# START OF Information provided
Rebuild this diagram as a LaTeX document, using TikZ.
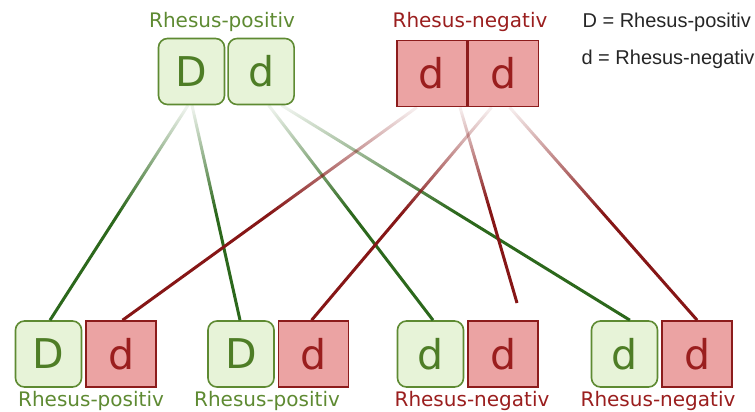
\documentclass[tikz,border=0pt]{standalone}
\usepackage{fontspec}
\setmainfont{DejaVu Sans}
\newfontfamily\legendfont{Liberation Sans}
\usetikzlibrary{positioning,fadings}

\definecolor{posfill}{HTML}{E7F3D8}
\definecolor{posdraw}{HTML}{5E8A32}
\definecolor{postext}{HTML}{4E7D26}
\definecolor{posline}{HTML}{2C681C}
\definecolor{negfill}{HTML}{EBA3A3}
\definecolor{negdraw}{HTML}{8C1C1C}
\definecolor{negtext}{HTML}{9A1E1E}
\definecolor{negline}{HTML}{861616}

% lines fade out towards the parents
\pgfdeclareverticalshading{fadeshade}{100bp}{color(0bp)=(transparent!0); color(50bp)=(transparent!0); color(74bp)=(transparent!92); color(100bp)=(transparent!92)}
\pgfdeclarefading{fadetop}{\pgfuseshading{fadeshade}}

\begin{document}
\begin{tikzpicture}[x=1pt,y=-1pt,
  posbox/.style={draw=posdraw,fill=posfill,text=postext,line width=1.6pt,rounded corners=9pt,
    minimum width=66pt,minimum height=66pt,inner sep=0pt,font=\fontsize{41}{41}\selectfont},
  negbox/.style={draw=negdraw,fill=negfill,text=negtext,line width=1.6pt,
    minimum width=70pt,minimum height=66pt,inner sep=0pt,font=\fontsize{41}{41}\selectfont},
  poslabel/.style={text=posdraw,anchor=base,font=\fontsize{20}{20}\selectfont},
  neglabel/.style={text=negtext,anchor=base,font=\fontsize{20}{20}\selectfont},
  legend/.style={text=black!85,anchor=base west,font=\legendfont\fontsize{20}{20}\selectfont},
  posconn/.style={draw=posline,line width=3pt,path fading=fadetop},
  negconn/.style={draw=negline,line width=3pt,path fading=fadetop}]
  \useasboundingbox (0,0) rectangle (755,412);

  % parents
  \node[posbox] (posD) at (191.5,71.5) {D};
  \node[posbox,right=2pt of posD] (posd) {d};
  \node[negbox] (negA) at (432,73.5) {d};
  \node[negbox,right=0pt of negA] (negB) {d};
  \node[poslabel] (posname) at (222,28) {Rhesus-positiv};
  \node[neglabel] (negname) at (470,28) {Rhesus-negativ};

  % legend
  \node[legend] (keyD) at (579,28) {D = Rhesus-positiv};
  \node[legend] (keyd) at (578,65) {d = Rhesus-negativ};

  % children
  \node[posbox] (kid1D) at (48.5,354) {D};
  \node[negbox,right=3pt of kid1D] (kid1d) {d};
  \node[posbox] (kid2D) at (241,354) {D};
  \node[negbox,right=3pt of kid2D] (kid2d) {d};
  \node[posbox] (kid3D) at (430.5,354) {d};
  \node[negbox,right=3pt of kid3D] (kid3d) {d};
  \node[posbox] (kid4D) at (624.5,354) {d};
  \node[negbox,right=3pt of kid4D] (kid4d) {d};

  \node[poslabel] (kid1name) at (91,406.5) {Rhesus-positiv};
  \node[poslabel] (kid2name) at (267,406.5) {Rhesus-positiv};
  \node[neglabel] (kid3name) at (472,406.5) {Rhesus-negativ};
  \node[neglabel] (kid4name) at (658,406.5) {Rhesus-negativ};

  \coordinate (loose) at (517,303);

  % green lines
  \draw[posconn] ([xshift=-3.5pt]posD.south) -- ([xshift=1.5pt]kid1D.north);
  \draw[posconn] ([xshift=0.5pt]posD.south) -- ([xshift=-1pt]kid2D.north);
  \draw[posconn] ([xshift=7.5pt]posd.south) -- ([xshift=2.5pt]kid3D.north);
  \draw[posconn] ([xshift=20.5pt]posd.south) -- ([xshift=5.5pt]kid4D.north);
  % red lines
  \draw[negconn] ([xshift=-15pt]negA.south) -- ([xshift=1.5pt]kid1d.north);
  \draw[negconn] ([xshift=28pt]negA.south) -- (loose);
  \draw[negconn] ([xshift=-12pt]negB.south) -- ([xshift=-2pt]kid2d.north);
  \draw[negconn] ([xshift=6pt]negB.south) -- (kid4d.north);
\end{tikzpicture}
\end{document}
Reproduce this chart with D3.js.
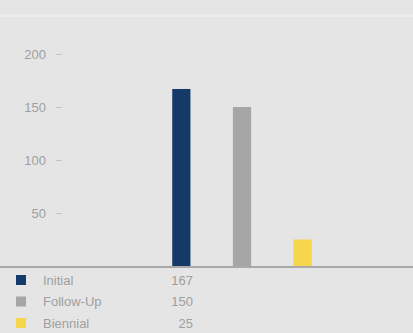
<!DOCTYPE html>
<html>
<head>
<meta charset="utf-8">
<script src="https://cdn.jsdelivr.net/npm/d3@7"></script>
<style>
  html, body { margin: 0; padding: 0; background: #e5e5e5; }
  svg { display: block; font-family: "Liberation Sans", Arial, sans-serif; }
</style>
</head>
<body>
<svg id="chart" width="413" height="333"></svg>
<script>
// Screening counts by type
const categories = ["Initial", "Follow-Up", "Biennial"];
const values = [167, 150, 25];
const colors = ["#153a68", "#a6a6a6", "#f5d64c"];
const yTicks = [50, 100, 150, 200];

const W = 413, H = 333;
const svg = d3.select("#chart");

svg.append("rect").attr("width", W).attr("height", H).attr("fill", "#e5e5e5");
// soft divider band under the header
svg.append("rect").attr("x", 0).attr("y", 14).attr("width", W).attr("height", 3)
  .attr("fill", "#ececec");

const y = d3.scaleLinear().domain([0, 200]).range([266, 54]);
const x = d3.scaleBand().domain(categories).range([151, 333]).paddingInner(0.7).paddingOuter(0.35);

// y axis (no domain line)
const yAxis = d3.axisLeft(y).tickValues(yTicks).tickSize(6).tickPadding(10);
const gy = svg.append("g").attr("transform", "translate(62,0)").call(yAxis);
gy.select(".domain").remove();
gy.selectAll(".tick line").attr("stroke", "#c4c4c4");
gy.selectAll(".tick text").attr("fill", "#9f9f9f").attr("font-size", 13);

// bars
svg.append("g").selectAll("rect").data(values).join("rect")
  .attr("x", (d, i) => x(categories[i]))
  .attr("width", x.bandwidth())
  .attr("y", d => y(d))
  .attr("height", d => y(0) - y(d))
  .attr("fill", (d, i) => colors[i]);

// baseline
svg.append("line").attr("x1", 0).attr("x2", W).attr("y1", y(0) + 1).attr("y2", y(0) + 1)
  .attr("stroke", "#a9a9a9").attr("stroke-width", 2);

// legend table
const legend = svg.append("g").selectAll("g").data(categories).join("g")
  .attr("transform", (d, i) => `translate(0,${280 + i * 21.5})`);
legend.append("rect").attr("x", 16).attr("y", -5).attr("width", 10).attr("height", 10)
  .attr("fill", (d, i) => colors[i]);
legend.append("text").attr("x", 43).attr("y", 0).attr("dy", "0.35em").attr("font-size", 13)
  .attr("fill", "#9f9f9f").text(d => d);
legend.append("text").attr("x", 193).attr("y", 0).attr("dy", "0.35em").attr("font-size", 13)
  .attr("text-anchor", "end").attr("fill", "#9f9f9f").text((d, i) => values[i]);
</script>
</body>
</html>
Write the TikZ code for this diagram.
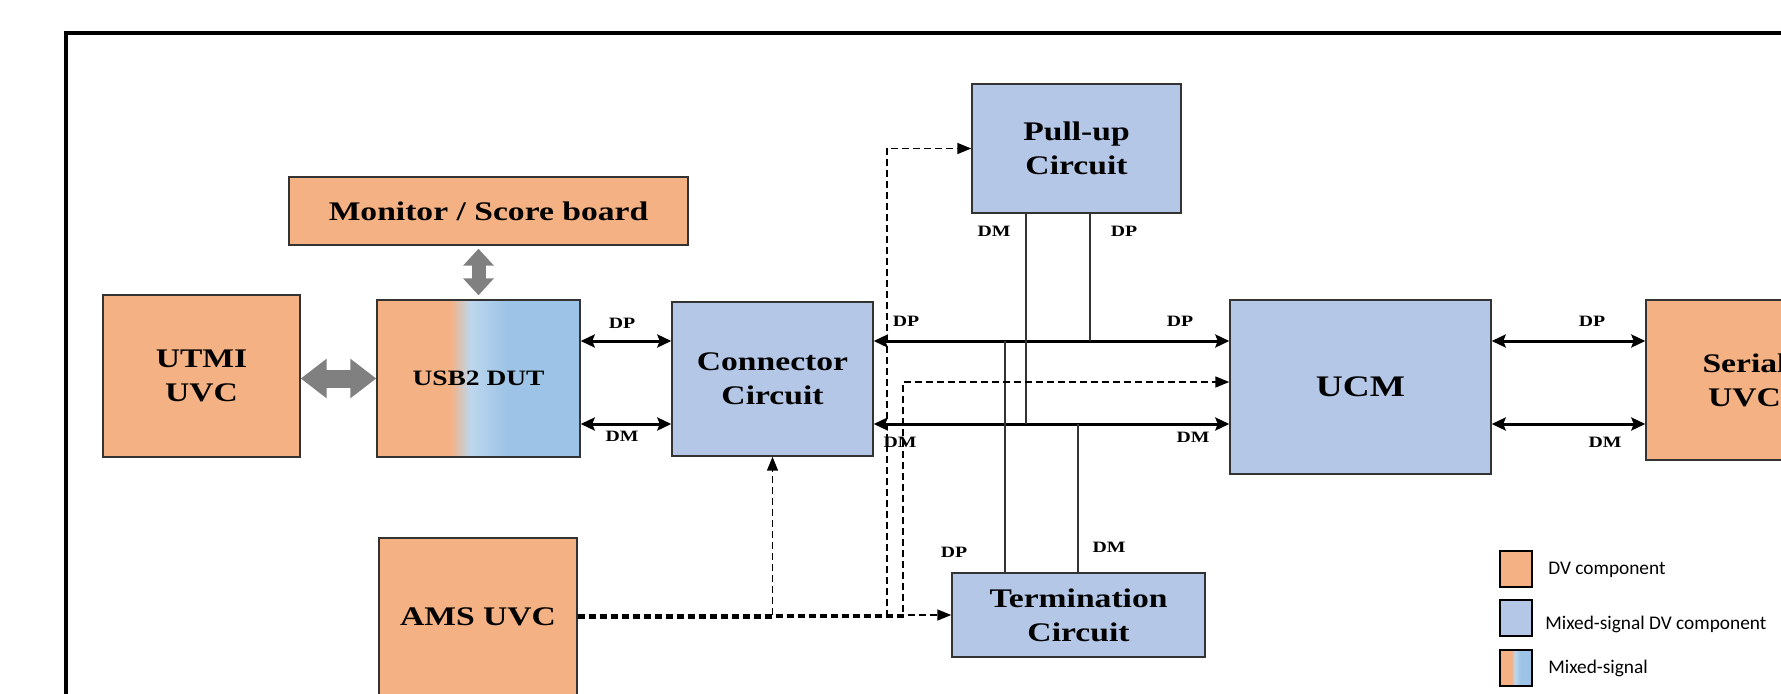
\documentclass[tikz,border=0pt]{standalone}
\usepackage{fontspec}
\newfontfamily\boxfont{Liberation Serif}[FakeStretch=1.25]
\newfontfamily\legendfont{Carlito}
\usetikzlibrary{arrows.meta}
\definecolor{dvorange}{HTML}{F4B183}
\definecolor{msblue}{HTML}{B4C7E7}
\definecolor{gradlight}{HTML}{BDD7EE}
\definecolor{gradblue}{HTML}{9DC3E6}
\definecolor{fatgrey}{HTML}{808080}
\pgfdeclarehorizontalshading{mixshade}{100bp}{color(0bp)=(dvorange); color(43bp)=(dvorange); color(48bp)=(gradlight); color(57bp)=(gradblue); color(100bp)=(gradblue)}

\begin{document}
\begin{tikzpicture}[
    x=0.02cm, y=-0.02cm,
    box/.style={rectangle, draw=black!80, line width=0.03cm, inner sep=0pt, align=center,
        font=\boxfont\bfseries\fontsize{15.3}{19.3}\selectfont},
    dv/.style={box, fill=dvorange},
    ms/.style={box, fill=msblue},
    mix/.style={box, shade, shading=mixshade},
    sig/.style={font=\boxfont\bfseries\fontsize{9}{10}\selectfont, inner sep=0pt},
    bus/.style={{Stealth[length=0.28cm,width=0.26cm,inset=0.05cm]}-{Stealth[length=0.28cm,width=0.26cm,inset=0.05cm]}, line width=0.06cm},
    wire/.style={line width=0.03cm, black!80},
    ctrl/.style={-{Triangle[length=0.28cm,width=0.22cm]}, line width=0.03cm, dash pattern=on 0.14cm off 0.08cm},
    keybox/.style={rectangle, draw=black, line width=0.045cm, minimum width=0.64cm, minimum height=0.72cm, inner sep=0pt},
    keytext/.style={font=\legendfont\fontsize{11}{13}\selectfont, anchor=west, inner sep=0pt},
]
\useasboundingbox (0,0) rectangle (1781,693);
\clip (0,0) rectangle (1781,693);

% Rahmen
\draw[line width=0.08cm] (65.5,32.5) rectangle (1900,800);

% Bloecke
\node[dv, minimum width=7.98cm, minimum height=1.36cm] (monitor) at (488.5,211) {Monitor / Score board};
\node[dv, minimum width=3.94cm, minimum height=3.24cm] (utmi) at (201.5,376) {UTMI\\UVC};
\node[mix, minimum width=4.06cm, minimum height=3.14cm,
    font=\boxfont\bfseries\fontsize{12.5}{15}\selectfont] (dut) at (478.5,378.5) {USB2 DUT};
\node[ms, minimum width=4.02cm, minimum height=3.08cm] (conn) at (772.5,379) {Connector\\Circuit};
\node[ms, minimum width=4.18cm, minimum height=2.58cm] (pullup) at (1076.5,148.5) {Pull-up\\Circuit};
\node[ms, minimum width=5.22cm, minimum height=3.48cm,
    font=\boxfont\bfseries\fontsize{17}{20}\selectfont] (ucm) at (1360.5,387) {UCM};
\node[dv, minimum width=3.94cm, minimum height=3.2cm] (serial) at (1744.5,380) {Serial\\UVC};
\node[dv, minimum width=3.96cm, minimum height=3.16cm] (ams) at (478,617) {AMS UVC};
\node[ms, minimum width=5.06cm, minimum height=1.68cm] (term) at (1078.5,615) {Termination\\Circuit};

% Graue Pfeile
\draw[fatgrey, line width=0.36cm, {Triangle[length=0.52cm,width=0.76cm]}-{Triangle[length=0.52cm,width=0.76cm]}]
    (dut.west -| utmi.east) -- (dut.west);
\draw[fatgrey, line width=0.28cm, {Triangle[length=0.34cm,width=0.6cm]}-{Triangle[length=0.34cm,width=0.6cm]},
    shorten <=0.06cm, shorten >=0.08cm] (monitor.south -| dut.north) -- (dut.north);

% DP / DM Leitungen
\coordinate (dpy) at (0,341);
\coordinate (dmy) at (0,424);
\draw[bus] (dut.east |- dpy) -- (conn.west |- dpy);
\draw[bus] (dut.east |- dmy) -- (conn.west |- dmy);
\draw[bus] (conn.east |- dpy) -- (ucm.west |- dpy);
\draw[bus] (conn.east |- dmy) -- (ucm.west |- dmy);
\draw[bus] (ucm.east |- dpy) -- (serial.west |- dpy);
\draw[bus] (ucm.east |- dmy) -- (serial.west |- dmy);

% Abgriffe Pull-up / Termination
\coordinate (pudm) at (1026,424);
\coordinate (pudp) at (1090,341);
\coordinate (tedp) at (1005,341);
\coordinate (tedm) at (1078,424);
\draw[wire] (pullup.south -| pudm) -- (pudm);
\draw[wire] (pullup.south -| pudp) -- (pudp);
\draw[wire] (tedp) -- (term.north -| tedp);
\draw[wire] (tedm) -- (term.north -| tedm);

% Steuerung AMS
\coordinate (cpu) at (887,0);
\coordinate (cucm) at (903,382);
\draw[ctrl] ([yshift=0.04cm]ams.east) -- ([yshift=0.04cm]ams.east -| term.west);
\draw[ctrl] ([yshift=-0.02cm]ams.east) -| (conn.south);
\draw[ctrl] ([yshift=0.02cm]ams.east) -| (cpu |- pullup.west) -- (pullup.west);
\draw[ctrl] (ams.east) -| (cucm) -- (ucm.west |- cucm);

% Signalnamen
\node[sig] (dpdut) at (622,323) {DP};
\node[sig] (dmdut) at (622,436) {DM};
\node[sig] (dpconn) at (906,321) {DP};
\node[sig] (dpucm) at (1180,321) {DP};
\node[sig] (dmconn) at (900,442) {DM};
\node[sig] (dmucm) at (1193,437) {DM};
\node[sig] (dpser) at (1592,321) {DP};
\node[sig] (dmser) at (1605,442) {DM};
\node[sig] (dmpu) at (994,231) {DM};
\node[sig] (dppu) at (1124,231) {DP};
\node[sig] (dpterm) at (954,552) {DP};
\node[sig] (dmterm) at (1109,547) {DM};

% Legende
\node[keybox, fill=dvorange] (keydv) at (1516,569) {};
\node[keybox, fill=msblue] (keyms) at (1516,618) {};
\node[keybox, shade, shading=mixshade] (keymix) at (1516,668) {};
\node[keytext] (txtdv) at (1548,570) {DV component};
\node[keytext] (txtms) at (1545,624) {Mixed-signal DV component};
\node[keytext] (txtmix) at (1548,668) {Mixed-signal};

\end{tikzpicture}
\end{document}
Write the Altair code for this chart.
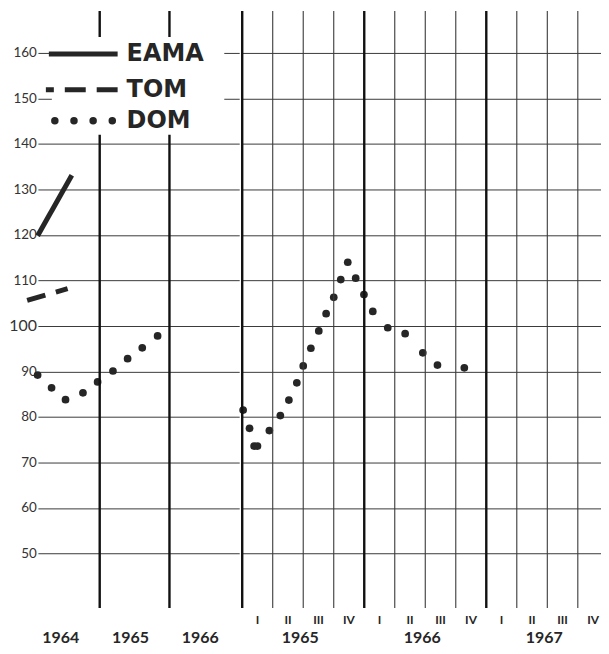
import altair as alt
import pandas as pd

# ---------------- data ----------------
Y_TICKS = [50, 60, 70, 80, 90, 100, 110, 120, 130, 140, 150, 160]

# Left panel: annual scale 1964-1966 (x = year as decimal)
eama_year = [1964.11, 1964.60]
eama_value = [119.8, 133.1]
tom_year = [1963.96, 1964.54]
tom_value = [105.6, 108.2]
dom_year = [1964.11, 1964.31, 1964.51, 1964.76, 1964.97, 1965.19, 1965.40, 1965.61, 1965.83]
dom_value = [89.2, 86.4, 83.8, 85.3, 87.7, 90.1, 92.8, 95.2, 97.8]
left_years = [1964, 1965, 1966]

# Right panel: quarterly scale 1965-1967 (x = quarters since start of 1965)
dom_quarter = [0.03, 0.24, 0.39, 0.50, 0.89, 1.25, 1.53, 1.79, 2.00, 2.25, 2.51, 2.75,
               3.00, 3.23, 3.46, 3.72, 3.99, 4.28, 4.77, 5.34, 5.92, 6.40, 7.28]
dom_q_value = [81.5, 77.5, 73.6, 73.6, 77.0, 80.3, 83.7, 87.5, 91.2, 95.1, 98.9, 102.7,
               106.3, 110.2, 114.0, 110.5, 106.9, 103.2, 99.6, 98.3, 94.1, 91.4, 90.8]
right_years = [1965, 1966, 1967]
quarter_names = ["I", "II", "III", "IV"]

# ---------------- tables ----------------
eama_df = pd.DataFrame({"x": eama_year, "v": eama_value})
tom_df = pd.DataFrame({"x": tom_year, "v": tom_value})
dom_left_df = pd.DataFrame({"x": dom_year, "v": dom_value})
left_bounds_df = pd.DataFrame({"x": [y + 1 for y in left_years[:-1]]})
left_years_df = pd.DataFrame({"x": [y + 0.5 for y in left_years], "label": [str(y) for y in left_years]})

dom_right_df = pd.DataFrame({"x": dom_quarter, "v": dom_q_value})
n_q = 4 * len(right_years)
qlines_df = pd.DataFrame({"q": list(range(n_q))})
qlabels_df = pd.DataFrame({"x": [i + 0.5 for i in range(n_q)],
                           "label": [quarter_names[i % 4] for i in range(n_q)]})
ryears_df = pd.DataFrame({"x": [4 * i + 2 for i in range(len(right_years))],
                          "label": [str(y) for y in right_years]})
one = pd.DataFrame({"a": [0]})

# ---------------- style ----------------
INK = "#262626"
GRID = "#3a3a3a"
FONT = "Lato"
LFONT = "DejaVu Sans"
H = 599
W_LEFT = 202
W_RIGHT = 360

y_scale = alt.Scale(domain=[38, 169.2], nice=False, zero=False)
lx = alt.Scale(domain=[1964.114, 1967], nice=False, zero=False)
rx = alt.Scale(domain=[0, 11.76], nice=False, zero=False)

left_axis = alt.Axis(values=Y_TICKS, grid=True, gridColor=GRID, gridWidth=1, gridOpacity=1,
                     ticks=False, domain=False, labelPadding=1.5, labelFont=FONT,
                     labelColor="#333333",
                     labelFontSize={"condition": {"test": "datum.value == 100", "value": 16},
                                    "value": 13.5},
                     minExtent=0, title=None)
right_axis = alt.Axis(values=Y_TICKS, grid=True, gridColor=GRID, gridWidth=1, gridOpacity=1,
                      ticks=False, domain=False, labels=False, minExtent=0, maxExtent=0,
                      title=None)

yl = alt.Y("v:Q", scale=y_scale, axis=left_axis)
yr = alt.Y("v:Q", scale=y_scale, axis=right_axis)

# ---------------- left panel ----------------
l_rules = alt.Chart(left_bounds_df).mark_rule(color="#111111", strokeWidth=2.4).encode(
    x=alt.X("x:Q", scale=lx, axis=None))

l_box = alt.Chart(one).mark_rect(fill="white").encode(
    x=alt.value(14), x2=alt.value(187), y=alt.value(26), y2=alt.value(124))

leg_eama = alt.Chart(one).mark_rule(color=INK, strokeWidth=5).encode(
    x=alt.value(11), x2=alt.value(80), y=alt.value(43))
leg_tom = alt.Chart(one).mark_rule(color=INK, strokeWidth=5, strokeDash=[21, 11],
                                   strokeDashOffset=13).encode(
    x=alt.value(8), x2=alt.value(80), y=alt.value(79))
leg_dom = alt.Chart(one).mark_rule(color=INK, strokeWidth=7.5, strokeCap="round",
                                   strokeDash=[0.01, 19.2]).encode(
    x=alt.value(17), x2=alt.value(75), y=alt.value(110))

def leg_text(label, ypos):
    return alt.Chart(one).mark_text(align="left", baseline="middle", font=LFONT,
                                    fontWeight="bold", fontSize=24, color=INK).encode(
        x=alt.value(89), y=alt.value(ypos), text=alt.value(label))

eama = alt.Chart(eama_df).mark_line(color=INK, strokeWidth=5).encode(
    x=alt.X("x:Q", scale=lx, axis=None), y=yl)
tom = alt.Chart(tom_df).mark_line(color=INK, strokeWidth=5, strokeDash=[19, 11]).encode(
    x=alt.X("x:Q", scale=lx, axis=None), y=yl)
dom_l = alt.Chart(dom_left_df).mark_circle(size=60, color=INK, opacity=1).encode(
    x=alt.X("x:Q", scale=lx, axis=None), y=yl)
l_years = alt.Chart(left_years_df).mark_text(font=FONT, fontSize=16, fontWeight="bold",
                                             color=INK, dx=-4, baseline="middle").encode(
    x=alt.X("x:Q", scale=lx, axis=None), y=alt.value(629), text="label:N")

left = alt.layer(
    dom_l, l_rules, l_box, leg_eama, leg_tom, leg_dom,
    leg_text("EAMA", 43), leg_text("TOM", 79), leg_text("DOM", 110),
    eama, tom, l_years,
).properties(width=W_LEFT, height=H)

# ---------------- right panel ----------------
thin = alt.Chart(qlines_df).transform_filter("datum.q % 4 != 0").mark_rule(
    color="#3a3a3a", strokeWidth=1.1).encode(x=alt.X("q:Q", scale=rx, axis=None))
thick = alt.Chart(qlines_df).transform_filter("datum.q % 4 == 0").mark_rule(
    color="#111111", strokeWidth=2.4).encode(x=alt.X("q:Q", scale=rx, axis=None))
dom_r = alt.Chart(dom_right_df).mark_circle(size=60, color=INK, opacity=1).encode(
    x=alt.X("x:Q", scale=rx, axis=None), y=yr)
q_labels = alt.Chart(qlabels_df).mark_text(font=FONT, fontSize=12, fontWeight="bold",
                                           color=INK, baseline="middle").encode(
    x=alt.X("x:Q", scale=rx, axis=None), y=alt.value(611), text="label:N")
r_years = alt.Chart(ryears_df).mark_text(font=FONT, fontSize=16, fontWeight="bold",
                                         color=INK, dx=-3, baseline="middle").encode(
    x=alt.X("x:Q", scale=rx, axis=None), y=alt.value(629), text="label:N")

right = alt.layer(dom_r, thin, thick, q_labels, r_years).properties(width=W_RIGHT, height=H)

chart = alt.hconcat(left, right, spacing=0).properties(
    padding={"left": 0, "top": 0, "right": 0, "bottom": 0},
    background="white",
).configure_view(stroke=None)

chart.save("out.html", embed_options={"renderer": "svg", "actions": False})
# END OF Information provided
### Work required
Could you repeat exactly the lines from the first one of the records above through the line containing "(negname) at (470,28)", leaving out any pictures?

### Answer to the exercise
Rebuild this diagram as a LaTeX document, using TikZ.
\documentclass[tikz,border=0pt]{standalone}
\usepackage{fontspec}
\setmainfont{DejaVu Sans}
\newfontfamily\legendfont{Liberation Sans}
\usetikzlibrary{positioning,fadings}

\definecolor{posfill}{HTML}{E7F3D8}
\definecolor{posdraw}{HTML}{5E8A32}
\definecolor{postext}{HTML}{4E7D26}
\definecolor{posline}{HTML}{2C681C}
\definecolor{negfill}{HTML}{EBA3A3}
\definecolor{negdraw}{HTML}{8C1C1C}
\definecolor{negtext}{HTML}{9A1E1E}
\definecolor{negline}{HTML}{861616}

% lines fade out towards the parents
\pgfdeclareverticalshading{fadeshade}{100bp}{color(0bp)=(transparent!0); color(50bp)=(transparent!0); color(74bp)=(transparent!92); color(100bp)=(transparent!92)}
\pgfdeclarefading{fadetop}{\pgfuseshading{fadeshade}}

\begin{document}
\begin{tikzpicture}[x=1pt,y=-1pt,
  posbox/.style={draw=posdraw,fill=posfill,text=postext,line width=1.6pt,rounded corners=9pt,
    minimum width=66pt,minimum height=66pt,inner sep=0pt,font=\fontsize{41}{41}\selectfont},
  negbox/.style={draw=negdraw,fill=negfill,text=negtext,line width=1.6pt,
    minimum width=70pt,minimum height=66pt,inner sep=0pt,font=\fontsize{41}{41}\selectfont},
  poslabel/.style={text=posdraw,anchor=base,font=\fontsize{20}{20}\selectfont},
  neglabel/.style={text=negtext,anchor=base,font=\fontsize{20}{20}\selectfont},
  legend/.style={text=black!85,anchor=base west,font=\legendfont\fontsize{20}{20}\selectfont},
  posconn/.style={draw=posline,line width=3pt,path fading=fadetop},
  negconn/.style={draw=negline,line width=3pt,path fading=fadetop}]
  \useasboundingbox (0,0) rectangle (755,412);

  % parents
  \node[posbox] (posD) at (191.5,71.5) {D};
  \node[posbox,right=2pt of posD] (posd) {d};
  \node[negbox] (negA) at (432,73.5) {d};
  \node[negbox,right=0pt of negA] (negB) {d};
  \node[poslabel] (posname) at (222,28) {Rhesus-positiv};
  \node[neglabel] (negname) at (470,28) {Rhesus-negativ};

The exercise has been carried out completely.